I don´t know about that. Didn't Britain return most colonies after Vienna? Especially if this Australian colony was out of the way for Britain, like on the West Coast, instead of the East Coast where the British Australian colonies were.
 
The British kept all the Pacific / Indian Ocean territories it had taken, I would suspect that if the British had taken the Australian colony this would not be returned either.

If the British had not taken the colony then I guess that it would remain French and may remain so well into the 19th century given that Britain seemed to have concentrated on the East coast and the French landed in Shark Bay on the West coast (in Western Australia north of Perth).
 
The British returned Java to the Dutch

It would be interesting if the French had established something in the Swan River, Perth area that could have been part of its potential chain of bases in the Indian Ocean area

Best Regards
Grey Wolf
 
There is a small French settlement called Akaroa 40 or so minutes drive out of Christchurch, NZ, which was settled about the time the British clearly* asserted sovereignty over New Zealand (a matter of days or weeks) in 1840. Of course it has long since been anglicised in terms of culture and spoken language, but it retains a certain rustic charm all the same.

Anyway, I was reading about it the other day and somehow the British and French came to some sort of arrangement where the settlers got to do their own thing, under British law, with the support of the French Navy, for 5-10 years. I am planning to read more about that as it seems slightly odd to think that French sailors were tooling about rural NZ just a couple of hours drive from where I grew up.


*Clear to them and the other Great Powers, not so clear to the Maori signatories.
 
Could Australia might've ended up as a new America? British settlers on the one side, French settlers on the other? Much like in America with the Atlantic side of the Appalachians being British and the Mississippi side (at a stretch) being considered French as part of Louisiana?
 
It is possible, but they'd have to hurry because La Perouse arrived in Australia as an explorer as Phillip was about to land about 1000 free and convict colonists in early 1788. The French would have had to explore and decide to colonise by 1786 to win this race, or set up somewhere else entirely.
 
I remember of an old AH story where Bougainville arrived first in Australia and claimed it for France before Cook.
Now I doubt it would make a good POD : after all he claimed Malouines (Falkland) and set up the first settlement on the islands, and it didn't prevented the abandonment of the archipelago to Spain for cash.

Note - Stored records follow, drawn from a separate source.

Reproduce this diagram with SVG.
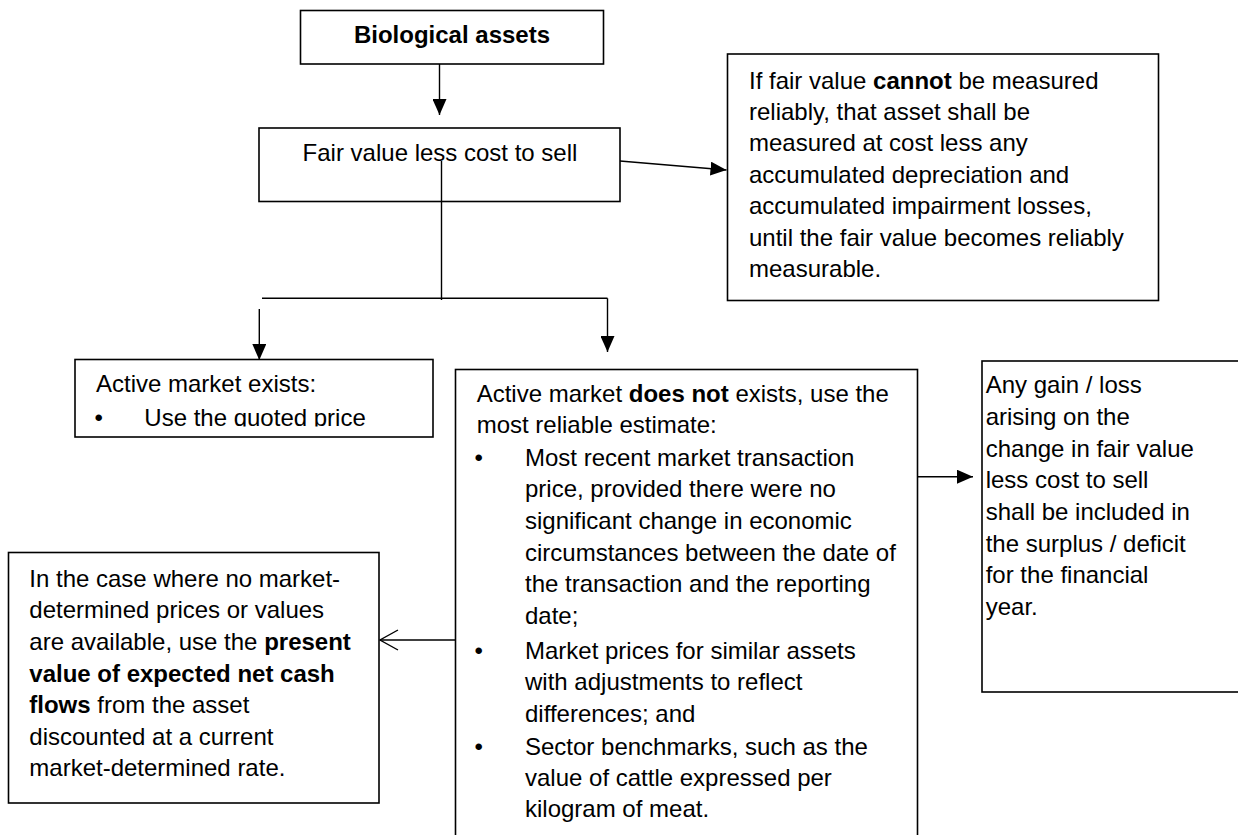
<svg xmlns="http://www.w3.org/2000/svg" width="1238" height="835" viewBox="0 0 1238 835">
<style>
.box{fill:#fff;stroke:#000;stroke-width:1.6}
.ln{fill:none;stroke:#000;stroke-width:1.4}
text{font-family:"Liberation Sans",Arial,sans-serif;font-size:24px;fill:#000}
.b{font-weight:bold}
</style>
<defs>
<marker id="ah" viewBox="0 0 10 10" refX="10" refY="5" markerWidth="16" markerHeight="14" preserveAspectRatio="none" markerUnits="userSpaceOnUse" orient="auto"><path d="M0,0 L10,5 L0,10 z" fill="#000"/></marker>
<marker id="ao" viewBox="0 0 20 22" refX="19" refY="11" markerWidth="20" markerHeight="22" markerUnits="userSpaceOnUse" orient="auto"><path d="M1,1 L19,11 L1,21" fill="none" stroke="#000" stroke-width="1.4"/></marker>
<clipPath id="clipq"><rect x="76" y="360" width="356" height="66.5"/></clipPath>
</defs>
<rect width="1238" height="835" fill="#fff"/>

<g id="bio">
<rect class="box" x="300.5" y="10.5" width="303" height="53.5"/>
<text class="b" x="452" y="42.5" text-anchor="middle">Biological assets</text>
</g>

<g id="fairvalue">
<rect class="box" x="259" y="128" width="361" height="73.5"/>
<text x="440" y="161" text-anchor="middle">Fair value less cost to sell</text>
</g>

<g id="cannot">
<rect class="box" x="727.5" y="54" width="431" height="246.5"/>
<text x="749" y="88.5">If fair value <tspan class="b">cannot</tspan> be measured</text>
<text x="749" y="119.9">reliably, that asset shall be</text>
<text x="749" y="151.3">measured at cost less any</text>
<text x="749" y="182.7">accumulated depreciation and</text>
<text x="749" y="214.1">accumulated impairment losses,</text>
<text x="749" y="245.5">until the fair value becomes reliably</text>
<text x="749" y="276.9">measurable.</text>
</g>

<g id="exists">
<rect class="box" x="75" y="359.5" width="358" height="77.5"/>
<text x="96" y="391.7">Active market exists:</text>
<g clip-path="url(#clipq)">
<text x="94.5" y="426">•</text>
<text x="144.3" y="426">Use the quoted price</text>
</g>
</g>

<g id="notexists">
<rect class="box" x="455.5" y="369.5" width="462" height="480"/>
<text x="476.7" y="401.7">Active market <tspan class="b">does not</tspan> exists, use the</text>
<text x="476.7" y="433.3">most reliable estimate:</text>
<text x="474.5" y="465.8">•</text>
<text x="525" y="465.8">Most recent market transaction</text>
<text x="525" y="497.4">price, provided there were no</text>
<text x="525" y="529">significant change in economic</text>
<text x="525" y="560.6">circumstances between the date of</text>
<text x="525" y="592.2">the transaction and the reporting</text>
<text x="525" y="623.8">date;</text>
<text x="474.5" y="658.5">•</text>
<text x="525" y="658.5">Market prices for similar assets</text>
<text x="525" y="690.1">with adjustments to reflect</text>
<text x="525" y="721.7">differences; and</text>
<text x="474.5" y="755">•</text>
<text x="525" y="755">Sector benchmarks, such as the</text>
<text x="525" y="786.3">value of cattle expressed per</text>
<text x="525" y="816.8">kilogram of meat.</text>
</g>

<g id="pv">
<rect class="box" x="8.5" y="552.5" width="370.5" height="250.5"/>
<text x="29.3" y="586.7">In the case where no market-</text>
<text x="29.3" y="618.3">determined prices or values</text>
<text x="29.3" y="649.9">are available, use the <tspan class="b">present</tspan></text>
<text x="29.3" y="681.5" class="b">value of expected net cash</text>
<text x="29.3" y="713.1"><tspan class="b">flows</tspan> from the asset</text>
<text x="29.3" y="744.7">discounted at a current</text>
<text x="29.3" y="776.3">market-determined rate.</text>
</g>

<g id="gainloss">
<rect class="box" x="982" y="361" width="260" height="331"/>
<text x="985.7" y="393.3">Any gain / loss</text>
<text x="985.7" y="425">arising on the</text>
<text x="985.7" y="456.6">change in fair value</text>
<text x="985.7" y="488.3">less cost to sell</text>
<text x="985.7" y="520">shall be included in</text>
<text x="985.7" y="551.6">the surplus / deficit</text>
<text x="985.7" y="583.3">for the financial</text>
<text x="985.7" y="615">year.</text>
</g>

<g id="connectors">
<line class="ln" x1="439.5" y1="64" x2="439.5" y2="115" marker-end="url(#ah)"/>
<line class="ln" x1="620" y1="161" x2="726.5" y2="170" marker-end="url(#ah)"/>
<line class="ln" x1="441.5" y1="161" x2="441.5" y2="300"/>
<line class="ln" x1="262" y1="298.3" x2="607.5" y2="298.3"/>
<line class="ln" x1="259.3" y1="309" x2="259.3" y2="360" marker-end="url(#ah)"/>
<line class="ln" x1="607.5" y1="298.3" x2="607.5" y2="352" marker-end="url(#ah)"/>
<line class="ln" x1="917" y1="476.7" x2="973" y2="476.7" marker-end="url(#ah)"/>
<line class="ln" x1="455.5" y1="640" x2="380" y2="640" marker-end="url(#ao)"/>
</g>
</svg>
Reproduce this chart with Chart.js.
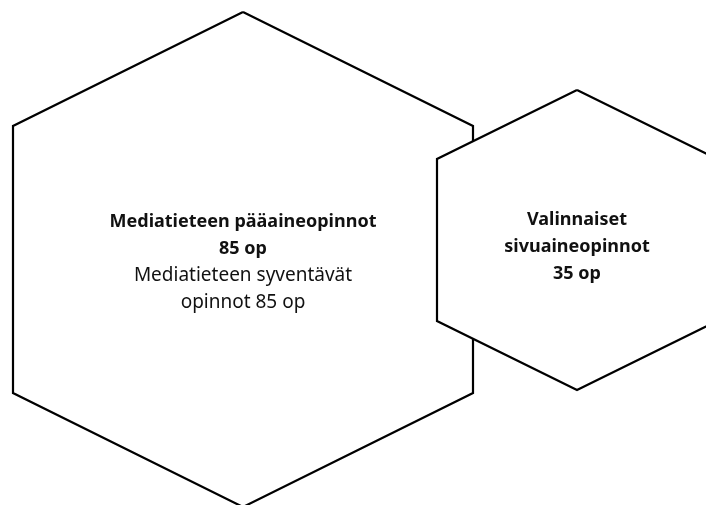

France at this time wasn't much interested on big empty good-for-nothing lands (it's why they didn't resented too much the loss of Canada) but for quickly bankable colonial productions, as sugar. Financial fallout as Mississipi Compnay severely refrained the interest of population as well for great colonizing investments.
 

katchen

Banned
Australia COULD have been a source of quick profit for France. The French in the latter half of the 18th Century were short of places they could grow opium for the pipes of China, since they did not have access to India to the extent the British did. Granted, France will likely lose it's antipodean colonies by 1815, the French settlements in Australia will have at least given the British a jump on settling Australia and will probably mean an extra ten to twenty million people for Australia, New Zealand and the Melanesian island chain by the present. :) ITTL.